A Comparison of Software and Hardware Techniques for x86 Virtualization
Summary
This paper compared two virtualization technologies - the existing and currently used software virtualization and the newly released hardware virtualization. The author introduced concepts and principles of both, and designed different experiments to compare their performance and explained the reasons. In the end, the author had found that in most aspects, the software virtualization outperformed the hardware virtualization, but the author also pointed out the potential of hardware virtualization as well as its obstacles. This paper helps me a lot to understand the basic concepts of virtualization, classical virtualization and the initial design of hardware virtualization.
Q1: Why is x86 un-virtualizable with trap-and-emulate? Give one example.
A: Because there is lack of traps when privileged instructions run at user-level. In the paper, the author gave an example: For a deprevileged guest, there required a kernel model popf to trap so that the VMM could emulate it against the virtual IF. However, a deprivileged popf, like any user-mode popf, simply suppressed attempts to modify IF. No trap happened and VMM could not emulate the instruction.
Q2: How are jump instructions translated?
A: For jump instructions in direct control flow, they could be mapped from guest address to TC address. But for jump instructions in indirect control flow, They must be computed dtnamically, because they do not go to a fixed target. There requires a hashtable for lookup for the next target.
Q3: With hardware virtualization extensions (e.g., Intel VT), do we still need binary translation? Why or why not?

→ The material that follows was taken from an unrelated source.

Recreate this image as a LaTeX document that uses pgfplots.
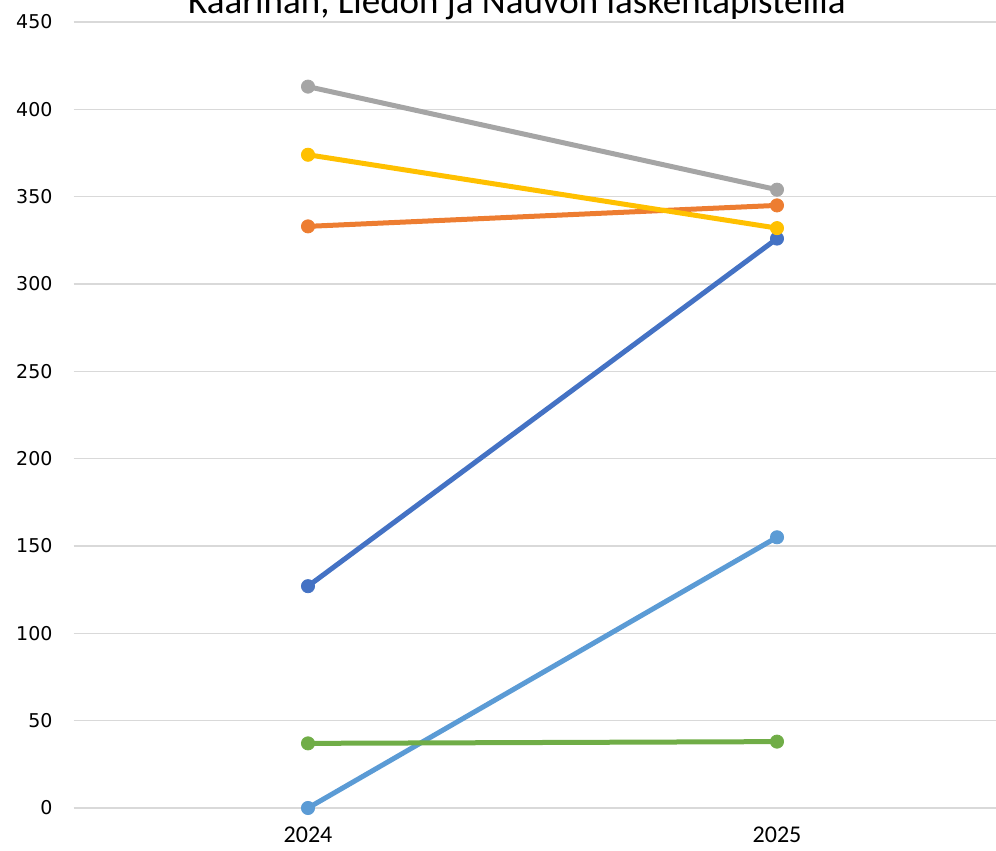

A: Yes and no. For hardware virtualization itself, there is a complete design for virtualization which does not include BT. It could totally rely on guest mode and host mode conversion (exit) to finish its job. On the other hand, however, with the help of BT, we could improve the performance of hardware virtualization. For example, we could use BT on Intel CPUs and implement a performant VMM protection schema to avoid segmentation.